Wednesday, May 31, 2017

Air France 447: Eight Years Later

Eight years ago on the night of May 31st, 2009, Air France flight 447 from Rio de Janeiro, Brazil was lost in the Atlantic Ocean north of Brazil.
Virtually every aviator today knows the number 4-4-7 and the unnecessary tragedy it represents. The initial reaction of many was “how could this happen?” How could three airline pilots possibly lose control of their aircraft in under a minute and kill everyone on board within 4 ½ minutes of the autopilot disconnecting—essentially because the autopilot disconnected?
But the world of aviation has not sat idly by in its aftermath. The NTSB has a saying: “From tragedy we draw knowledge to improve the safety of us all.”
Much like the June 1975 crash of Eastern flight 66 at JFK due to a microburst, and the follow-on windshear crashes of Pan American 759 in New Orleans (1982) and Delta 191 in Dallas-Fort Worth (1985), these accidents lead to increased research and education on the weather phenomena and the development of windshear warning systems, both on the ground and as airborne equipment.
Also like the December 1974 crash of TWA 514 into the mountains outside of Washington, DC, which lead to the increased awareness of minimum safe altitudes, the installation of the basic Ground Proximity Warning Systems (GPWS) on all transport aircraft and the subsequent development of the modern look-ahead GPWS systems.
In each of these cases, the development that resulted in the aftermath of these accidents significantly reduced or virtually eliminated those causal factors in the years since.
Loss of control in flight (LOC-I) now remains as the leading accident factor in the few accidents and incidents we see in recent times.The loss of Air France 447 and another LOC-Iaccident earlier that same year, Colgan 3407 on February 12, 2009, spurned:
  • Increased awareness of the need for manual flying practice and more concentration on hand flying skills.
  • The need to be aware of normal pitch attitudes and power settings for all flight regimes.
  • The roll of the startle factor in pilots being able to cope with unexpected unusual conditions.
  • The roll of automation dependency in this increasingly automatic industry.
  • Increased training, now mandated, in upset recovery, high altitude stalls, with a revised emphasis on correction of a stall by reducing angle of attack, not just power application.
  • Increased minimum flight times for new airline pilots.

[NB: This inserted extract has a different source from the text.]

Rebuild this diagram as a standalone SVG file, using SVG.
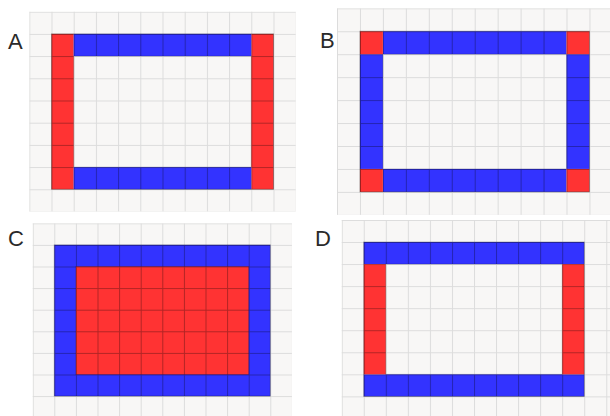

And while most of the emphasis is focused on human flying skill (and rightly so), technological advancements have also been taken, almost surely with this accident in mind. The new Airbus A350’s autopilot now can remain engaged in all but the most extreme situations, thus far reducing the instances where pilots are unexpectedly handling a causal factor (e.g., weather), system malfunction, and autopilot disconnection all at the same time. The system allows the airplane to recover back to within the normal flight envelope from extremes of speed, bank, and pitch and reduces the other recovery maneuvers that must be hand flown by providing for the capability of the autopilot to fly windshear and TCAS traffic resolution advisory maneuvers automatically, and allow the pilots to take over when they are ready. Enhancements to the weather radar allow for better analysis of a storm and provide an aural warning should one several minutes ahead go unnoticed.
Yet, still, the problem of LOC-I has not been eliminated, even though the lessons of AF447 seem loud and clear. Air Asia 8501 in December 2014, stands as a stark reminder that continued diligence is required.
Commercial aviation is very safe, it is in fact amazingly safe, but it is not inherently so. It is safe because a lot of people work hard every day to make it that way, and to keep it that way.